Additionally, according to conventional wisdom and our own eyes, if either the SEC or Big Ten lands Notre Dame, the two “super” conferences would likely continue collecting additional shiny satellites (Clemson, Oregon, Oklahoma State, etc.) as the Big Bang eventually leaves us with a two-conference “league” while the rest are left to play for berths in the Famous Idaho Potato Bowl.

Assuming you think we need to be saved from that, “they” are saying we’re only saved if Notre Dame lands in the ACC, thereby saving that conference by keeping its better brands home.
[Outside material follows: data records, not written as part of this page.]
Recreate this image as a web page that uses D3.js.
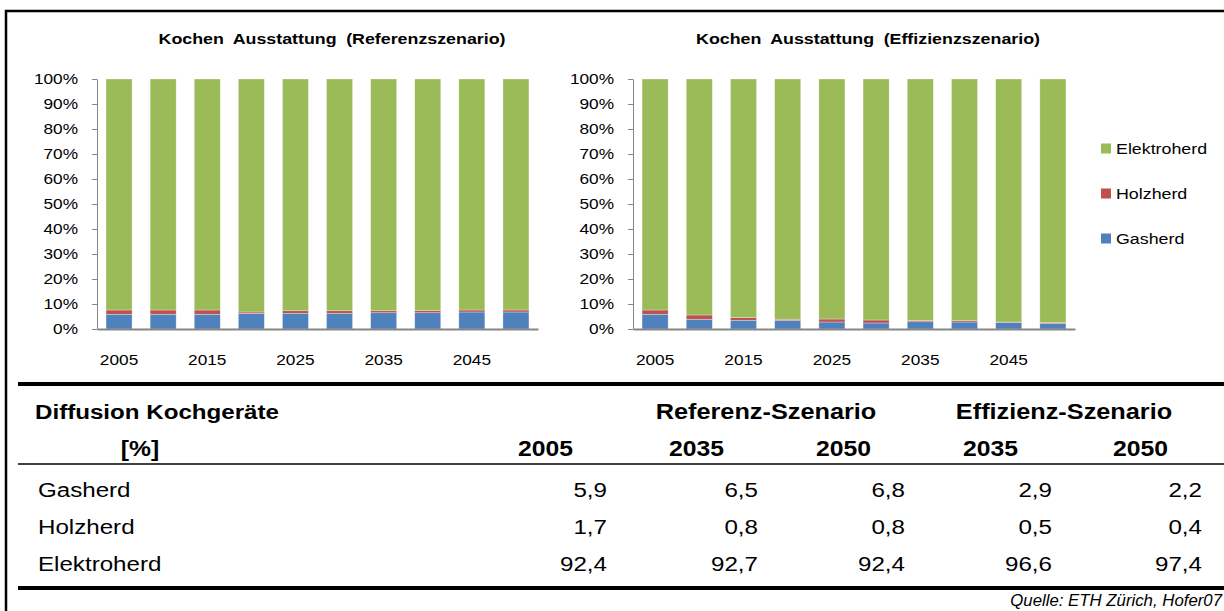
<!DOCTYPE html>
<html>
<head>
<meta charset="utf-8">
<script src="https://cdn.jsdelivr.net/npm/d3@7"></script>
<style>
  body { margin: 0; background: #fff; }
  svg { display: block; font-family: Arial, "Liberation Sans", sans-serif; }
  .tick text { font-size: 15px; fill: #000; }
  .domain, .tick line { stroke: #868686; }
</style>
</head>
<body>
<div class="chart"></div>
<script>
const years = [2005, 2010, 2015, 2020, 2025, 2030, 2035, 2040, 2045, 2050];
const yearLabels = [2005, 2015, 2025, 2035, 2045];
const seriesNames = ["Gasherd", "Holzherd", "Elektroherd"];
const seriesColors = ["#4F81BD", "#C0504D", "#9BBB59"];

// Referenzszenario (%)
const refGas  = [5.9, 5.9, 5.9, 6.2, 6.3, 6.3, 6.5, 6.5, 6.8, 6.8];
const refHolz = [1.7, 1.7, 1.7, 0.6, 1.0, 1.0, 0.8, 0.9, 0.8, 0.8];
const refElek = [92.4, 92.4, 92.4, 93.2, 92.7, 92.7, 92.7, 92.6, 92.4, 92.4];

// Effizienzszenario (%)
const effGas  = [5.9, 3.9, 3.5, 3.4, 2.8, 2.4, 2.9, 2.8, 2.6, 2.2];
const effHolz = [1.7, 1.7, 1.1, 0.5, 1.2, 1.2, 0.5, 0.5, 0.2, 0.4];
const effElek = [92.4, 94.4, 95.4, 96.1, 96.0, 96.4, 96.6, 96.7, 97.2, 97.4];

// table
const tableTitle = "Diffusion Kochgeräte";
const tableUnit = "[%]";
const scenarioLabels = ["Referenz-Szenario", "Effizienz-Szenario"];
const tableYears = ["2005", "2035", "2050", "2035", "2050"];
const tableGas  = [5.9, 6.5, 6.8, 2.9, 2.2];
const tableHolz = [1.7, 0.8, 0.8, 0.5, 0.4];
const tableElek = [92.4, 92.7, 92.4, 96.6, 97.4];

const svg_width = 1224;
const svg_height = 611;
const SX = 1.15; // the original text is a bit wider than plain Arial

const svg = d3.select(".chart").append("svg")
  .attr("width", svg_width).attr("height", svg_height);

// text helper: stretched horizontally around its anchor point
function addText(parent, x, y, str, size, opts = {}) {
  return parent.append("text")
    .attr("transform", `translate(${x},${y}) scale(${opts.sx || SX},1)`)
    .attr("text-anchor", opts.anchor || "start")
    .style("font-size", size + "px")
    .style("font-weight", opts.bold ? "bold" : null)
    .style("font-style", opts.italic ? "italic" : null)
    .style("word-spacing", opts.ws || null)
    .text(str);
}

// outer frame (runs off the right/bottom edge in the original)
svg.append("rect")
  .attr("x", 6).attr("y", 11)
  .attr("width", 1240).attr("height", 640)
  .attr("fill", "none").attr("stroke", "#000").attr("stroke-width", 2.5);

const yScale = d3.scaleLinear([0, 100], [329, 79]);

function drawChart(title, gas, holz, elek, xLeft, xRight, titleX) {
  const g = svg.append("g");
  const data = years.map((yr, i) => ({year: yr, Gasherd: gas[i], Holzherd: holz[i], Elektroherd: elek[i]}));
  const stacked = d3.stack().keys(seriesNames)(data);

  const xScale = d3.scaleBand().domain(years)
    .range([xLeft, xRight])
    .paddingInner(0.41).paddingOuter(0.205);

  addText(g, titleX, 44, title, 15.5, {anchor: "middle", bold: true, ws: "4px"});

  g.selectAll(".layer")
    .data(stacked)
    .enter().append("g")
    .attr("class", "layer")
    .attr("fill", (d, i) => seriesColors[i])
    .selectAll("rect")
    .data(d => d)
    .enter().append("rect")
    .attr("x", d => xScale(d.data.year))
    .attr("y", d => yScale(d[1]))
    .attr("width", xScale.bandwidth())
    .attr("height", d => yScale(d[0]) - yScale(d[1]))
    .attr("stroke", "#fff").attr("stroke-opacity", 0.5).attr("stroke-width", 0.6);

  const yAxis = d3.axisLeft(yScale)
    .tickValues(d3.range(0, 101, 10))
    .tickFormat(d => d + "%")
    .tickSize(5).tickSizeOuter(0);
  const yAxisDraw = g.append("g").attr("class", "y axis")
    .attr("transform", `translate(${xLeft},0)`)
    .call(yAxis);
  yAxisDraw.selectAll("text")
    .attr("x", -19 / SX)
    .attr("transform", `scale(${SX},1)`);

  const xAxis = d3.axisBottom(xScale)
    .tickValues(yearLabels)
    .tickSize(0).tickSizeOuter(0).tickPadding(25);
  const xAxisDraw = g.append("g").attr("class", "x axis")
    .attr("transform", `translate(0,${yScale(0)})`)
    .call(xAxis);
  xAxisDraw.select(".domain").attr("stroke-width", 2);
  xAxisDraw.selectAll("text").attr("transform", `scale(${SX},1)`);
}

drawChart("Kochen Ausstattung (Referenzszenario)", refGas, refHolz, refElek, 97, 538, 332);
drawChart("Kochen Ausstattung (Effizienzszenario)", effGas, effHolz, effElek, 633, 1075, 868);

// legend
const legendY = [238.5, 193.5, 148.5];
const legend = svg.append("g");
seriesNames.forEach((name, i) => {
  legend.append("rect")
    .attr("x", 1101).attr("y", legendY[i] - 5)
    .attr("width", 10).attr("height", 10)
    .attr("fill", seriesColors[i]);
  addText(legend, 1116, legendY[i] + 5.5, name, 15.5);
});

// table
const fmt = d3.formatLocale({decimal: ",", thousands: ".", grouping: [3], currency: ["", ""]}).format(".1f");
const colRight = [607, 758, 905, 1052, 1202];
const tbl = svg.append("g");

tbl.append("line").attr("x1", 18).attr("x2", 1224).attr("y1", 384).attr("y2", 384)
  .attr("stroke", "#000").attr("stroke-width", 4);
tbl.append("line").attr("x1", 18).attr("x2", 1224).attr("y1", 464).attr("y2", 464)
  .attr("stroke", "#000").attr("stroke-width", 1.5);
tbl.append("line").attr("x1", 18).attr("x2", 1224).attr("y1", 588).attr("y2", 588)
  .attr("stroke", "#000").attr("stroke-width", 4);

addText(tbl, 35, 419, tableTitle, 21, {bold: true});
addText(tbl, 140, 456, tableUnit, 21.5, {bold: true, anchor: "middle"});

const scenarioX = [766, 1064];
scenarioLabels.forEach((s, i) => {
  addText(tbl, scenarioX[i], 419, s, 22, {bold: true, anchor: "middle"});
});
tableYears.forEach((yr, i) => {
  addText(tbl, colRight[i] - 34, 456, yr, 21.5, {bold: true, anchor: "end"});
});

const tableValues = [tableGas, tableHolz, tableElek];
const rowY = [497, 534, 571];
seriesNames.forEach((name, r) => {
  addText(tbl, 38, rowY[r], name, 21);
  tableValues[r].forEach((v, c) => {
    addText(tbl, colRight[c], rowY[r], fmt(v), 21, {anchor: "end"});
  });
});

addText(svg, 1222, 606, "Quelle: ETH Zürich, Hofer07", 16, {anchor: "end", italic: true, sx: 1.05});
</script>
</body>
</html>
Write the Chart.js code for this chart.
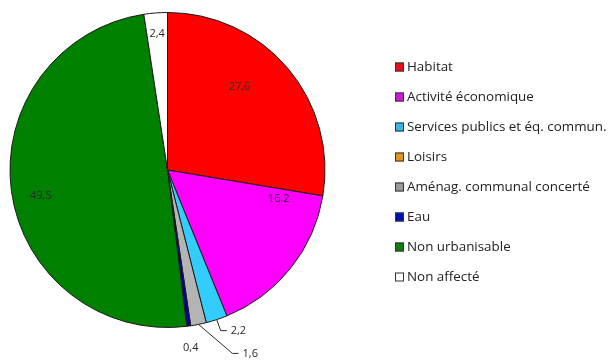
<!DOCTYPE html>
<html>
<head>
<meta charset="utf-8">
<script src="https://cdn.jsdelivr.net/npm/chart.js@4.4.1/dist/chart.umd.min.js"></script>
<style>
  html, body { margin: 0; padding: 0; background: #fff; }
  #wrap { position: relative; width: 611px; height: 360px; }
</style>
</head>
<body>
<div id="wrap"><canvas id="pieChart" width="611" height="360"></canvas></div>
<script>
// --- DATA ---
const categories = ['Habitat', 'Activité économique', 'Services publics et éq. commun.', 'Loisirs',
    'Aménag. communal concerté', 'Eau', 'Non urbanisable', 'Non affecté'];
const shares = [27.6, 16.2, 2.2, 0, 1.6, 0.4, 49.5, 2.4];
const shareLabels = ['27,6', '16,2', '2,2', '', '1,6', '0,4', '49,5', '2,4'];

const sliceColors = ['#ff0000', '#ff00ff', '#33ccff', '#e69a1c', '#b4b4b4', '#0000a0', '#008000', '#ffffff'];
const legendColors = ['#e0141a', '#c81ed2', '#38b4e6', '#e0961e', '#9a9a9a', '#0010b0', '#147a14', '#ffffff'];

// label placement: t = fraction along the arc, r = fraction of radius
// out = outside label with a leader line from edge point
const labelPlace = [
    { t: 0.41, r: 0.70 },
    { t: 0.09, r: 0.73 },
    { t: 0.5, r: 1.0, out: { elbow: [4, 11], end: [10, 11] } },
    null,
    { t: 0.5, r: 1.0, out: { elbow: [34, 29], end: [40, 29] } },
    { t: 0.5, r: 1.0, out: { plain: [2, 22] } },
    { t: 0.48, r: 0.82 },
    { t: 0.5, r: 0.87 }
];

// --- DATA LABELS PLUGIN ---
const pieLabels = {
    id: 'pieLabels',
    afterDatasetsDraw(chart) {
        const ctx = chart.ctx;
        const meta = chart.getDatasetMeta(0);
        ctx.save();
        ctx.font = '11px "Open Sans", sans-serif';
        ctx.fillStyle = '#2a2a2a';
        ctx.strokeStyle = '#2a2a2a';
        ctx.lineWidth = 1;
        meta.data.forEach((arc, i) => {
            const p = labelPlace[i];
            if (!p || !shareLabels[i]) return;
            const a = arc.startAngle + (arc.endAngle - arc.startAngle) * p.t;
            const x = arc.x + Math.cos(a) * arc.outerRadius * p.r;
            const y = arc.y + Math.sin(a) * arc.outerRadius * p.r;
            if (p.out && p.out.elbow) {
                const ex = x + p.out.elbow[0], ey = y + p.out.elbow[1];
                const fx = x + p.out.end[0], fy = y + p.out.end[1];
                ctx.beginPath();
                ctx.moveTo(x, y);
                ctx.lineTo(ex, ey);
                ctx.lineTo(fx, fy);
                ctx.stroke();
                ctx.textAlign = 'left';
                ctx.textBaseline = 'middle';
                ctx.fillText(shareLabels[i], fx + 4, fy);
            } else if (p.out && p.out.plain) {
                ctx.textAlign = 'center';
                ctx.textBaseline = 'middle';
                ctx.fillText(shareLabels[i], x + p.out.plain[0], y + p.out.plain[1]);
            } else {
                ctx.textAlign = 'center';
                ctx.textBaseline = 'middle';
                ctx.fillText(shareLabels[i], x, y);
            }
        });
        ctx.restore();
    }
};

// --- LEGEND PLUGIN ---
const sideLegend = {
    id: 'sideLegend',
    afterDraw(chart) {
        const ctx = chart.ctx;
        const left = 395, top = 67, step = 30, box = 9;
        ctx.save();
        ctx.font = '13.4px "Open Sans", sans-serif';
        ctx.textBaseline = 'middle';
        ctx.textAlign = 'left';
        categories.forEach((name, i) => {
            const y = top + i * step;
            ctx.fillStyle = legendColors[i];
            ctx.fillRect(left, y - box / 2, box, box);
            ctx.strokeStyle = '#333';
            ctx.lineWidth = 1;
            ctx.strokeRect(left + 0.5, y - box / 2 + 0.5, box - 1, box - 1);
            ctx.fillStyle = '#222';
            ctx.fillText(name, left + box + 3, y);
        });
        ctx.restore();
    }
};

const ctxPie = document.getElementById('pieChart').getContext('2d');
new Chart(ctxPie, {
    type: 'pie',
    data: {
        labels: categories,
        datasets: [{
            data: shares,
            backgroundColor: sliceColors,
            borderColor: '#1a1a1a',
            borderWidth: 1
        }]
    },
    options: {
        responsive: false,
        animation: false,
        layout: { padding: { left: 9, top: 12, right: 285, bottom: 32 } },
        plugins: {
            legend: { display: false },
            tooltip: { enabled: false }
        }
    },
    plugins: [pieLabels, sideLegend]
});
</script>
</body>
</html>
Second best option, for the romantics especially, is for the Irish to remain independent, but to do that, they’d have to give up lots and lots (and lots) of additional network money in the future.

"If you’re a fan of any ACC, Big 12, Pac-10 or Group of 5 program, the time has arrived to do the unthinkable: cheer, cheer for old Notre Dame," writes Alex Hickey at SaturdayTradition.com.

The arrival of the transfer portal and the NIL opportunities brought free agency to college football. The vast majority of onlookers — especially in the media — applauded both of those new toys. The antiquated romance of the ol’ college game, they’d tell you, went to the grave with Keith Jackson.

Others awaited the unintended consequences of totally remaking the infrastructure without first attaching guardrails. Didn’t take long, did it?

Suddenly piling so much independence and financial opportunities onto the laps of 18-to-20-somethings (and their interested friends and family) might’ve been the right thing to do in the abstract, but the current details and issues are a bird-nested fishing reel.

The major universities and now the most major of the conferences have joined the dismantling of old ways. In a hold-my-beer moment, they've seemingly decided to show us how much landscape you can alter when you’re dealing in billions and not mere millions.

Twenty-some years ago, when NASCAR landed its first wall-to-wall network TV deal, the growing tide of income quickly became a gusher for all the important players. I asked a longtime team owner if he ever feared a Jed Clampett outcome — that the newfound influx could, over time, do more harm than good.

“I’ve had the problem of not having enough money,” Richard Childress told me through a knowing smile. “I’d rather have this problem.”

But boy oh boy, sometimes you wonder.